# GPU-Z and GTS 250?



## SeanG (Mar 28, 2009)

I figured since gpu-z atleast reads my card as a GTS 250 instead of a 9800gtx/9800gtx+,it would have the right revision and die size on it.Is this ever going to be fixed?


----------



## SeanG (Mar 31, 2009)

Is this something evga has to fix in thier bios,or is it something thats imbedded in the card from nvidia?I mean if its the bios,I dont know why evga or the other companys cant fix it to read right?


----------



## Ketxxx (Apr 1, 2009)

Due to the BIOS on the card, GPU-Z is likely "fooled" as it recognises the card as a GTS250, and pulls up hardware details (assuming) in its own database for a GTS250.


----------



## largon (Apr 15, 2009)

Do you actually know that your card would be a B1 55nm? It's possible it's not.


----------



## SeanG (Apr 15, 2009)

largon said:


> Do you actually know that your card would be a B1 55nm? It's possible it's not.




Well unless nvidia is lieing to everybody it is.I doubt theres any such thing as a 65nm 250.


----------



## sam_217 (Jun 1, 2009)

Nonsense, GTS250 uses the same chip asi 9800GTX+ clocked to 738MHz, this chip is manifactured by 55nm manufacturing process, this is mistake of GPU-Z, which still can not identify nvidia GTS250 right.


----------



## SteveJK (Jun 18, 2009)

I have an XFX 9800 GTX+ 55nm and I have the same issue, i've signaled the bug 

p.s.
Chip name: G92-421-B1


----------



## richardbel (Jun 18, 2009)

woah nice info steve..


----------



## Evo85 (Jun 18, 2009)

It sees my GTS 250 correctly.....


----------



## SteveJK (Jun 18, 2009)

richardbel said:


> woah nice info steve..



good to help... when I saw 65 nm on GPU-Z for my new 9800 gtx+, I've started swearing :shadedshu

Now that I've installed the Accelero S1, i'm pretty relaxed

OT: The stock cooler of XFX is a total fail: noisy and unefficent.

T° Ambient: 28°C
_Stock values_
Idle: 45°C @ 50+% fan speed (untollerable)
Company of Heroes session: 70+°C @ 80+% fan speed (100% headache)

_Rivatuner operated_
Idle: 50°C @ 25% fan speed (little quite)
Company of Heroes session: 78°C @ 35% fan speed (a little more noiser, but tollerable)

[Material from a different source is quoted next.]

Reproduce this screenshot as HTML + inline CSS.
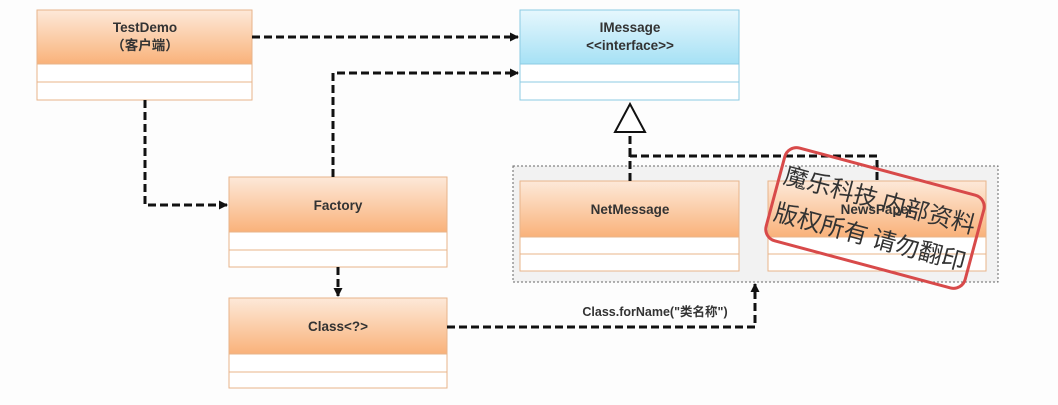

_Arctic Cooling Accelero S1 rev. 2_
Idle: *41°C - fanless*
Company of Heroes session: *59°C - fanless*

Simply amazing


----------



## Evo85 (Jun 20, 2009)

I ran GPU-Z last night after I got my modded cooler done. I was wrong, it does report the wrong die size...


----------



## newtekie1 (Jun 20, 2009)

This issue can not be fixed.  It is nVidia's fault, they did not change the GPUID when then moved from the 65nm G92 to the 55nm G92b.  They did this so that the G92b would be a direct drop in replacement for the G92, with no other modification of the card necessary to support it.

That means no software can accurately destiquish between the 65nm and 55nm core.  So GPU-z just assumes the worst and says 65nm, the only way to be for sure on any G92 card is to pull the heatsink and check yourself.


----------